Indications that another reduction was unlikely in the near-term were a blow to the gilt market, particularly since they came a day after data showed that consumer inflation had risen much faster than expected in July, and above the Bank of England’s target of 2 per cent.
But while sell-offs ensued on each of those occasions, they were short-lived.
Yields turned higher on Friday as investors locked in profits, but over the week prices pushed higher. Two-year gilt yields fell from 4.217 per cent to 4.208 per cent, while 10-year yields went from 4.327 per cent to 4.267 per cent.
Traders covering short positions helped support prices, and the bullish sentiment in the US market also contributed to higher prices in other markets.

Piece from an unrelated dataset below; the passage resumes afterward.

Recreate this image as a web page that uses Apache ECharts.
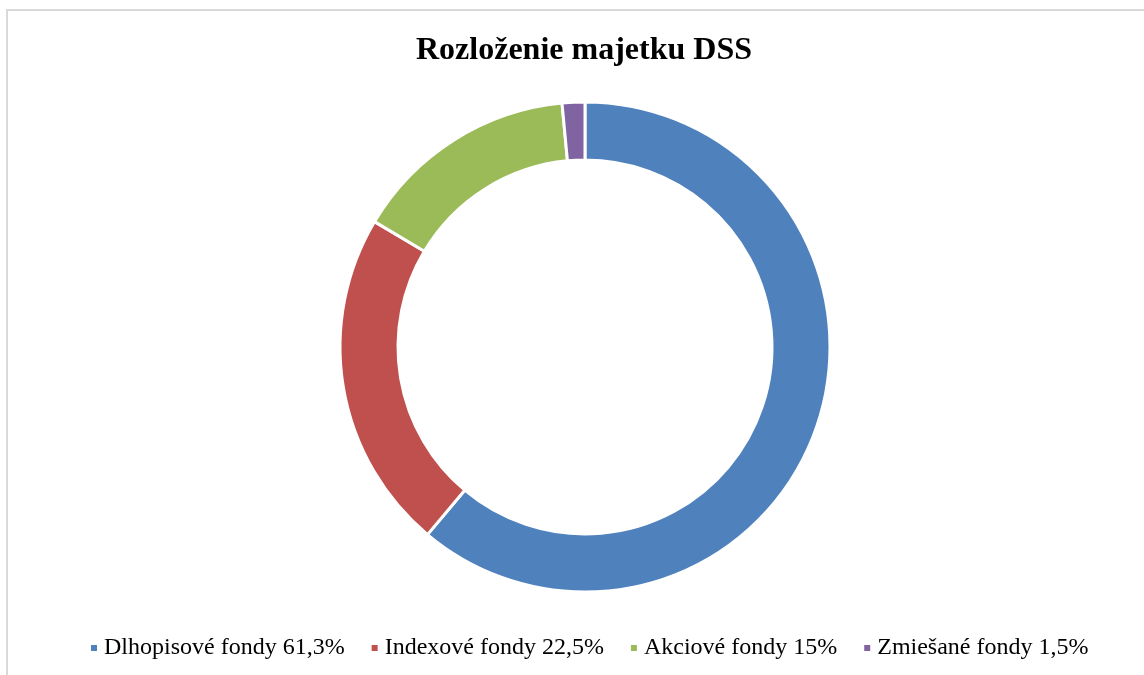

Ten-year US Treasury yields were 4.281 per cent at the beginning of the week, but in late afternoon trading on Friday they stood at 4.211 per cent.
Some investors were, however, unwilling to bet that further UK rate cuts were completely off the cards.
“The Monetary Policy Committee stated clearly in the minutes it released this week that there is no presumption regarding the future direction of interest rates,” wrote Stephen Lewis, analyst at Monument Securities.
Many market watchers are looking to future economic data to help gauge where interest rates may go next.
“Given that the committee is expecting economic activity to strengthen, it might only take a continuation of the current run of relatively weak news for the MPC to soon start sounding more dove-ish and for market interest rate expectations to start falling back accordingly,” according to Capital Economics.
Next week’s UK data includes the CBI industrial trends survey and new information on the components of second-quarter GDP. Meanwhile, business climate reports and other German data should shed light on eurozone economic growth.
For now, few are making strong bets on the BoE’s next move. The interest rate futures contract for March 2006 is about 4.43 per cent while the June 2006 contract is 4.41 per cent.
“That clearly shows that the market does not know what is going to happen. It’s pricing nothing in at all,” said Wee-Khoon Chong, rates analyst at RBS Financial Markets.